Durante años, El Salvador fue considerado uno de los países más violentos del mundo. Hoy, su gobierno asegura que lleva 700 días sin homicidios relacionados con pandillas, un cambio drástico impulsado por un estado de excepción y un sistema penitenciario extremo.
Hasta hace unos años, la violencia pandillera marcaba la vida cotidiana en El Salvador. Pandillas como La Mara Salvatrucha (MS-13) y Barrio 18 —dividida en dos facciones, “sureños” y “revolucionarios”— habían extendido su control por el país tras la deportación de miembros desde Estados Unidos. Estas organizaciones reclutaban jóvenes para cometer crímenes y se financiaban a través de extorsiones, dejando a la población aterrorizada por décadas.
Con la llegada de Nayib Bukele a la presidencia, en marzo de 2022 se implementó un estado de excepción que otorgó amplios poderes a las autoridades para detener, sin orden judicial, a personas sospechosas de estar involucradas con pandillas. A la par, se construyó una prisión de máxima seguridad: el Centro de Confinamiento del Terrorismo (Cecot), con capacidad para 40 mil reclusos, donde actualmente se encuentran miles de pandilleros detenidos.
El Cecot, ubicado en una zona aislada del municipio de Tecoluca, es una estructura imponente por dentro, aunque austera en su exterior. Al ingresar, cada persona —desde visitantes hasta los mismos prisioneros— pasa por estrictos filtros de seguridad que incluyen revisiones físicas y tecnología avanzada. Los ocho módulos que conforman la prisión están diseñados para mantener a los internos completamente aislados del mundo exterior y bajo constante vigilancia.
La vida dentro del penal es extremadamente rigurosa. Los reclusos, entre los que se encuentran líderes y miembros clave de las pandillas, duermen sobre planchas de concreto en celdas hacinadas. La luz nunca se apaga, el menú diario es siempre el mismo, y las actividades están estrictamente controladas. Los momentos de higiene y recreación, cuando se permiten, son mínimos y vigilados por custodios armados.
El diseño del Cecot asegura que pandilleros de grupos rivales convivan en el mismo espacio, aunque bajo un régimen tan estricto que el conflicto abierto parece imposible. Las celdas de castigo, utilizadas como último recurso, ofrecen condiciones aún más duras, con oscuridad total y aislamiento extremo.
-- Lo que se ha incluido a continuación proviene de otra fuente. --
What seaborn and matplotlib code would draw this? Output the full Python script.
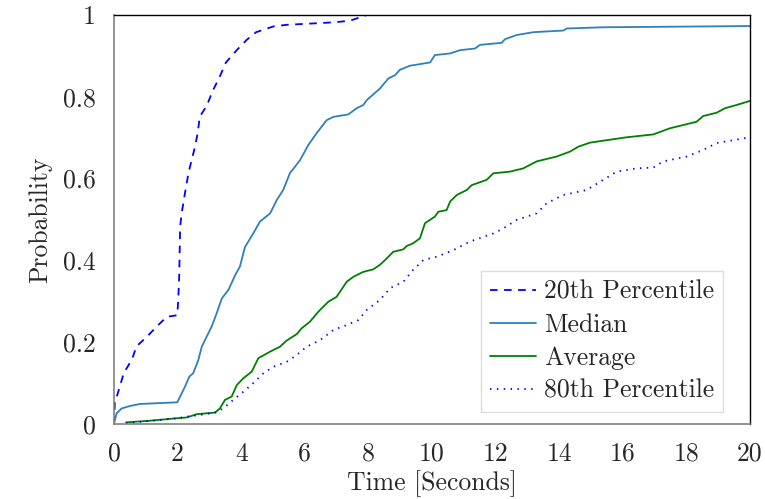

Desde la implementación del estado de excepción, el gobierno asegura haber recuperado barrios y espacios emblemáticos que antes eran controlados por pandillas. Un ejemplo notable es el Centro Histórico de San Salvador, que ahora se ha convertido en un lugar de paseo para los ciudadanos y un atractivo turístico.
Sin embargo, este cambio no está exento de críticas. Expertos en seguridad, como Edgardo Amaya, destacan que, aunque la violencia ha disminuido drásticamente, el sistema presenta serios cuestionamientos. Las condiciones extremas en el Cecot no son reflejo de otras prisiones del país, donde el hacinamiento sigue siendo un problema, y existen denuncias de detenciones arbitrarias y desapariciones forzadas. Familias aún buscan a sus seres queridos, temerosas de que hayan sido víctimas de este régimen.
Los salvadoreños viven entre la esperanza y el temor. Para muchos, el estado de excepción ha significado un alivio frente al terror de las pandillas, aunque con el riesgo latente de ser víctimas de detenciones indiscriminadas. La aparente paz lograda no oculta la crudeza de la nueva realidad: las calles recuperadas contrastan con el silencio opresivo en las celdas de quienes una vez dominaron el país desde las sombras.
En este nuevo El Salvador, la seguridad tiene un costo elevado, uno que divide opiniones y plantea interrogantes sobre el futuro de los derechos humanos en la nación.